Just to give you some background, I am reading single-byte samples packed in the following manner in a file: Real(Signal 1), Imaginary(Signal 1), Real(Signal 2), Imaginary(Signal 2). (Each byte is a signed char, taking values between, -128 and 127.) I read these into a char4 array, and use the kernel given below to copy them to two float2 arrays corresponding to each signal. (This is just an isolated part of a larger program.)
When I run the program using cuda-memcheck, I get either an unqualified unspecified launch failure, or the same message along with User Stack Overflow or Breakpoint Hit or Invalid __global__ write of size 8 at random thread and block indices.
The main kernel and launch-related code is reproduced below. The strange thing is that this code works (and cuda-memcheck throws no error) on a non-Fermi-class GPU that I have access to. Another thing that I observed is that the Fermi gives no error for N less than 16384.
#define N 32768
int main(int argc, char *argv[])
{
char4 *pc4Buf_h = NULL;
char4 *pc4Buf_d = NULL;
float2 *pf2InX_d = NULL;
float2 *pf2InY_d = NULL;
dim3 dimBCopy(1, 1, 1);
dim3 dimGCopy(1, 1);
...
/* i do check for errors in the actual code */
pc4Buf_h = (char4 *) malloc(N * sizeof(char4));
(void) cudaMalloc((void **) &pc4Buf_d, N * sizeof(char4));
(void) cudaMalloc((void **) &pf2InX_d, N * sizeof(float2));
(void) cudaMalloc((void **) &pf2InY_d, N * sizeof(float2));
...
dimBCopy.x = 1024; /* number of threads in a block, for my GPU */
dimGCopy.x = N / 1024;
CopyDataForFFT<<<dimGCopy, dimBCopy>>>(pc4Buf_d,
pf2InX_d,
pf2InY_d);
...
}
__global__ void CopyDataForFFT(char4 *pc4Data,
float2 *pf2FFTInX,
float2 *pf2FFTInY)
{
int i = (blockIdx.x * blockDim.x) + threadIdx.x;
pf2FFTInX[i].x = (float) pc4Data[i].x;
pf2FFTInX[i].y = (float) pc4Data[i].y;
pf2FFTInY[i].x = (float) pc4Data[i].z;
pf2FFTInY[i].y = (float) pc4Data[i].w;
return;
}
One other thing I noticed in my program is that if I comment out any two char-to-float assignment statements in my kernel, there's no memory error. One other thing I noticed in my program is that if I comment out either the first two or the last two char-to-float assignment statements in my kernel, there's no memory error. If I comment out one from the first two (pf2FFTInX), and another from the second two (pf2FFTInY), errors still crop up, but less frequently. The kernel uses 6 registers with all four assignment statements uncommented, and uses 5 4 registers with two assignment statements commented out.

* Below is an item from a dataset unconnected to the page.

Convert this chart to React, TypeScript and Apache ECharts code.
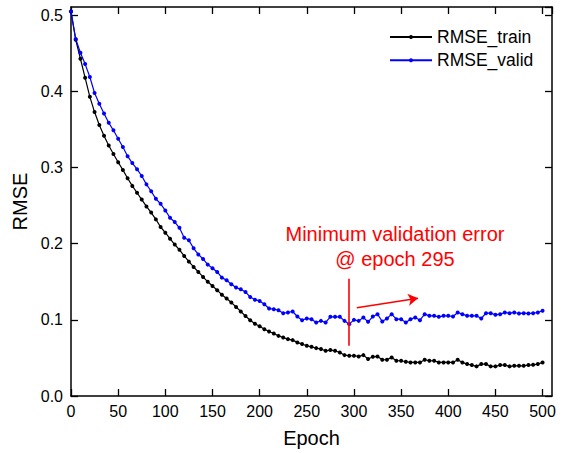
import React, { useEffect, useRef } from 'react';
import * as echarts from 'echarts';

const epochs = [
  0, 5, 10, 15, 20, 25, 30, 35, 40, 45, 50, 55, 60, 65, 70, 75, 80, 85, 90, 95,
  100, 105, 110, 115, 120, 125, 130, 135, 140, 145, 150, 155, 160, 165, 170, 175, 180, 185, 190, 195,
  200, 205, 210, 215, 220, 225, 230, 235, 240, 245, 250, 255, 260, 265, 270, 275, 280, 285, 290, 295,
  300, 305, 310, 315, 320, 325, 330, 335, 340, 345, 350, 355, 360, 365, 370, 375, 380, 385, 390, 395,
  400, 405, 410, 415, 420, 425, 430, 435, 440, 445, 450, 455, 460, 465, 470, 475, 480, 485, 490, 495,
  500,
];

const rmseTrain = [
  0.505, 0.468, 0.443, 0.418, 0.393, 0.373, 0.356, 0.342, 0.329, 0.318, 0.307, 0.297, 0.286, 0.276, 0.267, 0.258, 0.249, 0.241, 0.232, 0.222,
  0.2145, 0.2066, 0.199, 0.192, 0.184, 0.1765, 0.1695, 0.163, 0.1564, 0.150, 0.1446, 0.139, 0.133, 0.128, 0.1228, 0.117, 0.111, 0.105, 0.0995, 0.095,
  0.0915, 0.0878, 0.0848, 0.0821, 0.079, 0.0769, 0.0747, 0.0734, 0.0704, 0.0682, 0.066, 0.0646, 0.0629, 0.0616, 0.0594, 0.0603, 0.0594, 0.0572, 0.0537, 0.0529,
  0.0529, 0.052, 0.0537, 0.0485, 0.0515, 0.052, 0.0476, 0.0476, 0.0507, 0.0463, 0.0463, 0.045, 0.0441, 0.0441, 0.0441, 0.0476, 0.0463, 0.0463, 0.0441, 0.0441,
  0.0441, 0.0441, 0.0476, 0.0441, 0.0419, 0.0406, 0.0389, 0.0419, 0.0419, 0.0389, 0.0389, 0.0406, 0.0406, 0.0389, 0.0397, 0.0397, 0.0397, 0.0406, 0.041, 0.0419,
  0.0441,
];

const rmseValid = [
  0.505, 0.469, 0.451, 0.436, 0.419, 0.398, 0.384, 0.371, 0.359, 0.349, 0.338, 0.327, 0.315, 0.306, 0.298, 0.289, 0.278, 0.269, 0.259, 0.2525,
  0.2438, 0.2342, 0.2285, 0.221, 0.208, 0.2045, 0.194, 0.186, 0.180, 0.1726, 0.1678, 0.163, 0.1555, 0.152, 0.1468, 0.1424, 0.1402, 0.1367, 0.130, 0.1265,
  0.1249, 0.1206, 0.1149, 0.114, 0.1127, 0.1088, 0.1097, 0.111, 0.1044, 0.0996, 0.1018, 0.1009, 0.0966, 0.0987, 0.0966, 0.104, 0.104, 0.104, 0.0987, 0.0944,
  0.100, 0.0987, 0.1031, 0.0974, 0.1044, 0.1075, 0.0979, 0.1018, 0.1075, 0.1009, 0.1009, 0.0966, 0.1009, 0.1031, 0.0996, 0.1075, 0.1053, 0.1053, 0.104, 0.1053,
  0.1053, 0.1044, 0.1097, 0.1075, 0.1053, 0.1053, 0.1053, 0.1018, 0.1088, 0.1088, 0.1066, 0.1075, 0.1097, 0.1088, 0.1097, 0.1084, 0.1088, 0.1084, 0.1088, 0.1097,
  0.112,
];

const seriesNames = ['RMSE_train', 'RMSE_valid'];
const annotationLines = ['Minimum validation error', '@ epoch 295'];
const minEpoch = 295;

const FONT = 'Liberation Sans, Arial, sans-serif';

export default function App() {
  const ref = useRef<HTMLDivElement>(null);

  useEffect(() => {
    document.body.style.margin = '0';
    const chart = echarts.init(ref.current!, null, { renderer: 'svg' });

    const trainData = epochs.map((e, i) => [e, rmseTrain[i]]);
    const validData = epochs.map((e, i) => [e, rmseValid[i]]);

    const axisLine = { show: true, onZero: false, lineStyle: { color: '#000', width: 1.5 } };
    const tick = { show: true, inside: true, length: 7, lineStyle: { color: '#000', width: 1.3 } };

    const xBase = { type: 'value', min: 0, max: 510, interval: 50, splitLine: { show: false } };
    const yBase = { type: 'value', min: 0, max: 0.511, interval: 0.1, splitLine: { show: false } };

    chart.setOption({
      animation: false,
      backgroundColor: '#fff',
      textStyle: { fontFamily: FONT },
      grid: { left: 71, right: 14, top: 7, bottom: 56, containLabel: false },
      legend: {
        orient: 'vertical',
        left: 384,
        top: 22,
        itemWidth: 42,
        itemHeight: 5,
        itemGap: 3.3,
        data: seriesNames,
        textStyle: { fontSize: 17.5, color: '#000', fontFamily: FONT, lineHeight: 20 },
      },
      xAxis: [
        {
          ...xBase,
          position: 'bottom',
          name: 'Epoch',
          nameLocation: 'middle',
          nameGap: 32,
          nameTextStyle: { fontSize: 20, color: '#000', fontFamily: FONT },
          axisLine,
          axisTick: tick,
          axisLabel: {
            color: '#000',
            fontSize: 16,
            fontFamily: FONT,
            margin: 7,
            showMaxLabel: false,
            formatter: (v: number) => (v % 50 === 0 ? String(v) : ''),
          },
        },
        {
          ...xBase,
          position: 'top',
          axisLine,
          axisTick: tick,
          axisLabel: { show: false },
        },
      ],
      yAxis: [
        {
          ...yBase,
          position: 'left',
          name: 'RMSE',
          nameLocation: 'middle',
          nameGap: 36,
          nameTextStyle: { fontSize: 20, color: '#000', fontFamily: FONT },
          axisLine,
          axisTick: tick,
          axisLabel: {
            color: '#000',
            fontSize: 16,
            fontFamily: FONT,
            margin: 8,
            showMaxLabel: false,
            formatter: (v: number) => v.toFixed(1),
          },
        },
        {
          ...yBase,
          position: 'right',
          axisLine,
          axisTick: tick,
          axisLabel: { show: false },
        },
      ],
      series: [
        {
          name: seriesNames[0],
          type: 'line',
          data: trainData,
          symbol: 'circle',
          symbolSize: 4,
          showAllSymbol: true,
          color: '#000000',
          lineStyle: { color: '#000000', width: 1.2 },
          itemStyle: { color: '#000000' },
          z: 3,
        },
        {
          name: seriesNames[1],
          type: 'line',
          data: validData,
          symbol: 'circle',
          symbolSize: 4,
          showAllSymbol: true,
          color: '#0000ff',
          lineStyle: { color: '#0000ff', width: 1.2 },
          itemStyle: { color: '#0000ff' },
          z: 3,
          markLine: {
            silent: true,
            animation: false,
            label: { show: false },
            lineStyle: { color: '#ff0000', width: 1.6, type: 'solid' },
            symbolSize: [9, 10],
            data: [
              [
                { coord: [minEpoch, 0.066], symbol: 'none' },
                { coord: [minEpoch, 0.154], symbol: 'none' },
              ],
              [
                { coord: [303, 0.116], symbol: 'none' },
                { coord: [368, 0.1284], symbol: 'arrow' },
              ],
            ],
          },
        },
      ],
      graphic: [
        {
          type: 'text',
          x: 395,
          y: 233.5,
          style: {
            text: annotationLines[0],
            fill: '#ff0000',
            font: `20px ${FONT}`,
            align: 'center',
            verticalAlign: 'middle',
          },
        },
        {
          type: 'text',
          x: 395,
          y: 259,
          style: {
            text: annotationLines[1],
            fill: '#ff0000',
            font: `20px ${FONT}`,
            align: 'center',
            verticalAlign: 'middle',
          },
        },
      ],
    });

    return () => chart.dispose();
  }, []);

  return <div ref={ref} style={{ width: 566, height: 453 }} />;
}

I tried the 32-bit toolkit in place of the 64-bit toolkit, 32-bit compilation with the -m32 compiler option, running without X windows, etc. but the program behaviour is the same.
I use CUDA 4.0 driver and runtime (also tried CUDA 3.2) on RHEL 5.6. The GPU compute capability is 2.0.
Please help! I could post the entire code if anybody is interested in running it on their Fermi cards.
UPDATE: Just for the heck of it, I inserted a __syncthreads() between the pf2FFTInX and the pf2FFTInY assignment statements, and memory errors disappeared for N = 32768. But at N = 65536, I still get errors. <-- This didn't last long. Still getting errors.
UPDATE: In continuing with the weird behaviour, when I run the program using cuda-memcheck, I get these 16x16 blocks of multi-coloured pixels distributed randomly all over my screen. This does not happen if I run the program directly.
The problem was a bad GPU card (see the comments). [I'm Adding this answer to remove the question from the unanswered list and make it more useful.]